→ PROMPT:
Return the lines where the word "this" occurs.

→ RECORDS PROVIDED:
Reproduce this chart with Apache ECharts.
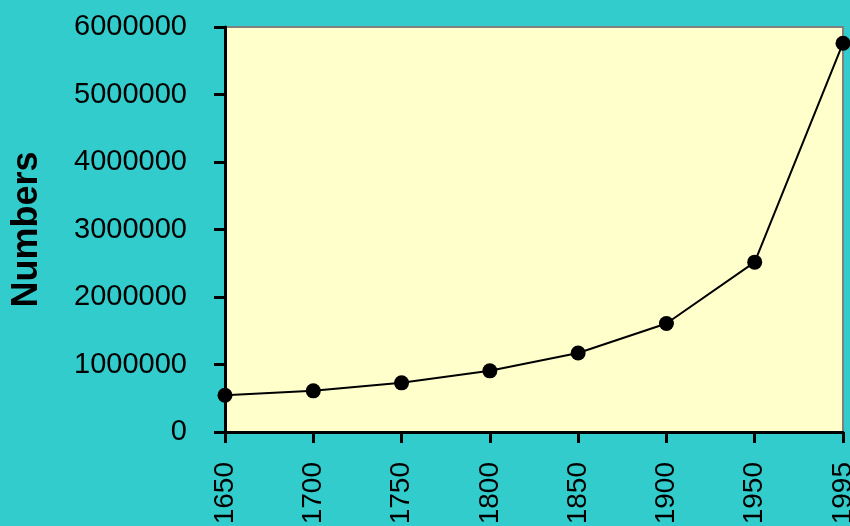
<!DOCTYPE html>
<html>
<head>
<meta charset="utf-8">
<script src="https://cdn.jsdelivr.net/npm/echarts@6/dist/echarts.min.js"></script>
<style>
  html, body { margin: 0; padding: 0; background: #33CCCC; }
  #chart { width: 850px; height: 526px; }
</style>
</head>
<body>
<div id="chart"></div>
<script>
// World population (thousands) by year
const years = ['1650', '1700', '1750', '1800', '1850', '1900', '1950', '1995'];
const population = [545000, 610000, 728000, 906000, 1171000, 1608000, 2516000, 5760000];
const yAxisTitle = 'Numbers';

const chart = echarts.init(document.getElementById('chart'));
const font = 'Liberation Sans, Arial, sans-serif';

chart.setOption({
  backgroundColor: '#33CCCC',
  animation: false,
  grid: {
    left: 225, right: 7, top: 27, bottom: 94,
    outerBoundsMode: 'none',
    containLabel: false,
    show: true,
    backgroundColor: '#FFFFCC',
    borderColor: '#808080',
    borderWidth: 2
  },
  xAxis: {
    type: 'category',
    data: years,
    boundaryGap: false,
    axisLine: { show: true, lineStyle: { color: '#000', width: 3 } },
    axisTick: { show: true, length: 11, lineStyle: { color: '#000', width: 3 }, alignWithLabel: true },
    axisLabel: {
      rotate: 90,
      margin: 30,
      color: '#000',
      fontFamily: font,
      fontSize: 28,
      interval: 0,
      hideOverlap: false
    },
    splitLine: { show: false }
  },
  yAxis: {
    type: 'value',
    min: 0,
    max: 6000000,
    interval: 1000000,
    name: yAxisTitle,
    nameLocation: 'middle',
    nameGap: 180,
    nameRotate: 90,
    nameTextStyle: { color: '#000', fontFamily: font, fontSize: 36, fontWeight: 'bold' },
    axisLine: { show: true, lineStyle: { color: '#000', width: 3 } },
    axisTick: { show: true, length: 11, lineStyle: { color: '#000', width: 3 } },
    axisLabel: {
      margin: 38,
      color: '#000',
      fontFamily: font,
      fontSize: 29,
      formatter: v => String(v)
    },
    splitLine: { show: false }
  },
  series: [{
    type: 'line',
    data: population,
    symbol: 'circle',
    symbolSize: 15,
    clip: false,
    itemStyle: { color: '#000' },
    lineStyle: { color: '#000', width: 2 }
  }]
});
</script>
</body>
</html>
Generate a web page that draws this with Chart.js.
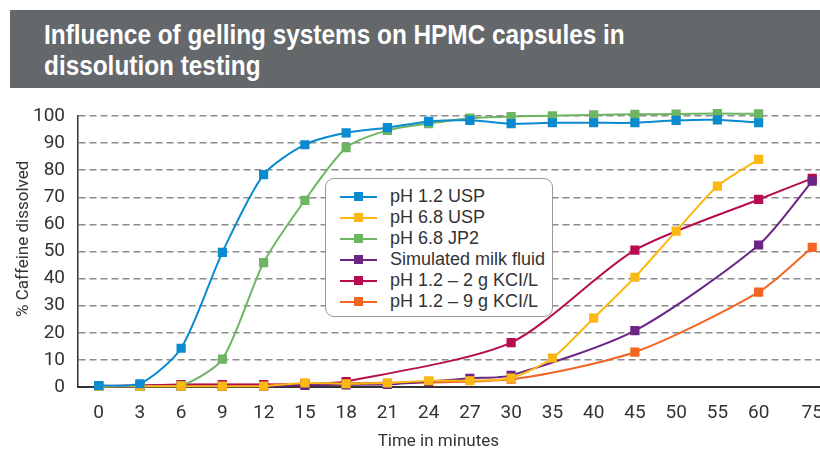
<!DOCTYPE html>
<html>
<head>
<meta charset="utf-8">
<script src="https://cdn.jsdelivr.net/npm/chart.js@4.4.1/dist/chart.umd.min.js"></script>
<style>
  html, body { margin: 0; padding: 0; background: #fff; overflow: hidden; width: 820px; height: 452px; }
  #wrap { position: relative; width: 820px; height: 452px; overflow: hidden; }
  #chart { position: absolute; left: 0; top: 0; }
  #band { position: absolute; left: 10px; top: 10px; width: 810px; height: 78px; background: #64686b; }
  #title {
    position: absolute; left: 44px; top: 19px; white-space: nowrap;
    color: #fff; font-family: 'Liberation Sans', Arial, sans-serif;
    font-weight: bold; font-size: 28px; line-height: 31px;
    transform: scaleX(0.87); transform-origin: 0 0;
  }
  #legend {
    position: absolute; left: 325px; top: 178px; width: 228px; height: 139px;
    box-sizing: border-box; border: 1.5px solid #9a9a9a; border-radius: 9px;
    background: #fff; padding-top: 7px;
    font-family: 'Liberation Sans', Arial, sans-serif; font-size: 18px; color: #333;
  }
  .row { height: 21px; line-height: 21px; position: relative; white-space: nowrap; }
  .row .ln { position: absolute; left: 14px; top: 9.5px; width: 37px; height: 2px; }
  .row .mk { position: absolute; left: 28px; top: 6px; width: 9px; height: 9px; }
  .row span.tx { position: absolute; left: 64px; top: 0; }
</style>
</head>
<body>
<div id="wrap">
  <canvas id="chart" width="860" height="452"></canvas>
  <div id="band"></div>
  <div id="title">Influence of gelling systems on HPMC capsules in<br>dissolution testing</div>
  <div id="legend"></div>
</div>
<script>
// categorías del eje x (minutos) y su posición en el eje
const timeLabels = ['0', '3', '6', '9', '12', '15', '18', '21', '24', '27', '30', '35', '40', '45', '50', '55', '60', '75'];
const slotPos = [0, 1, 2, 3, 4, 5, 6, 7, 8, 9, 10, 11, 12, 13, 14, 15, 16, 17.3];

// % cafeína disuelta por serie
const ph12Usp = [0.5, 1.2, 14.3, 49.7, 78.4, 89.4, 93.8, 95.7, 98.0, 98.4, 97.2, 97.5, 97.5, 97.5, 98.4, 98.6, 97.5, null];
const ph68Usp = [0.2, 0.3, 0.3, 0.3, 0.3, 1.5, 1.2, 1.5, 2.3, 2.3, 3.3, 10.7, 25.4, 40.5, 57.5, 74.1, 84.0, null];
const ph68Jp2 = [0.2, 0.3, 0.5, 10.3, 45.9, 68.9, 88.3, 94.7, 97.2, 99.2, 99.8, 100.1, 100.4, 100.6, 100.7, 100.9, 100.8, null];
const milkFluid = [0.2, 0.2, 0.3, 0.3, 0.3, 0.6, 0.8, 1.0, 2.0, 3.2, 4.3, null, null, 20.8, null, null, 52.4, 76.0];
const kcl2 = [0.4, 0.6, 0.9, 0.9, 0.9, 1.1, 2.0, null, null, null, 16.4, null, null, 50.5, null, null, 69.2, 77.0];
const kcl9 = [0.3, 0.4, 0.8, 0.8, 0.8, 1.0, 1.4, null, null, null, 2.9, null, null, 12.9, null, null, 35.0, 51.5];

const seriesNames = ['pH 1.2 USP', 'pH 6.8 USP', 'pH 6.8 JP2', 'Simulated milk fluid', 'pH 1.2 \u2013 2 g KCI/L', 'pH 1.2 \u2013 9 g KCI/L'];
const seriesValues = [ph12Usp, ph68Usp, ph68Jp2, milkFluid, kcl2, kcl9];
const seriesColors = ['#0a8bcf', '#fbb813', '#6db463', '#6b2585', '#b70c4f', '#f26522'];

const axisFont = 'Roboto, sans-serif';

const datasets = seriesValues.map(function(vals, i) {
    return {
        label: seriesNames[i],
        data: vals.map(function(v, j) { return { x: slotPos[j], y: v }; }),
        borderColor: seriesColors[i],
        backgroundColor: seriesColors[i],
        borderWidth: 2,
        pointStyle: 'rect',
        pointRadius: 6.5,
        pointBorderWidth: 0,
        pointBackgroundColor: seriesColors[i],
        tension: 0.25,
        spanGaps: true,
        clip: 8
    };
});

new Chart(document.getElementById('chart'), {
    type: 'line',
    data: { datasets: datasets },
    options: {
        responsive: false,
        animation: false,
        devicePixelRatio: 1,
        layout: { padding: { left: 0, top: 116, right: 0, bottom: 0 } },
        plugins: { legend: { display: false }, tooltip: { enabled: false } },
        scales: {
            x: {
                type: 'linear',
                min: -0.5,
                max: 18.3,
                afterFit: function(scale) { scale.height = 65; },
                afterBuildTicks: function(scale) {
                    scale.ticks = slotPos.map(function(v) { return { value: v }; });
                },
                grid: { display: false, drawTicks: false },
                border: { color: '#333', width: 2 },
                ticks: {
                    autoSkip: false,
                    maxRotation: 0,
                    padding: 15,
                    color: '#333',
                    font: { family: axisFont, size: 19 },
                    callback: function(v, i) { return timeLabels[i]; }
                },
                title: {
                    display: true,
                    text: 'Time in minutes' + ' '.repeat(13),
                    color: '#333',
                    font: { family: axisFont, size: 17 },
                    padding: { top: 0, bottom: 0 }
                }
            },
            y: {
                min: 0,
                max: 100,
                afterFit: function(scale) { scale.width = 78; },
                ticks: {
                    stepSize: 10,
                    padding: 13,
                    color: '#333',
                    font: { family: axisFont, size: 19 }
                },
                grid: {
                    drawTicks: false,
                    lineWidth: 1.5,
                    color: function(ctx) { return ctx.tick && ctx.tick.value === 0 ? 'rgba(0,0,0,0)' : '#8c8c8c'; }
                },
                border: { color: '#333', width: 1.5, dash: [7, 4] },
                title: {
                    display: true,
                    text: ' '.repeat(6) + '% Caffeine dissolved',
                    color: '#333',
                    font: { family: axisFont, size: 17 },
                    padding: { top: 14, bottom: 0 }
                }
            }
        }
    }
});

// leyenda en HTML dentro del área del gráfico
const legendEl = document.getElementById('legend');
seriesNames.forEach(function(name, i) {
    const row = document.createElement('div');
    row.className = 'row';
    row.innerHTML = '<div class="ln" style="background:' + seriesColors[i] + '"></div>' +
        '<div class="mk" style="background:' + seriesColors[i] + '"></div>' +
        '<span class="tx">' + name + '</span>';
    legendEl.appendChild(row);
});
</script>
</body>
</html>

→ TASK OUTPUT:
Reproduce this chart with Apache ECharts.
Generate a web page that draws this with Chart.js.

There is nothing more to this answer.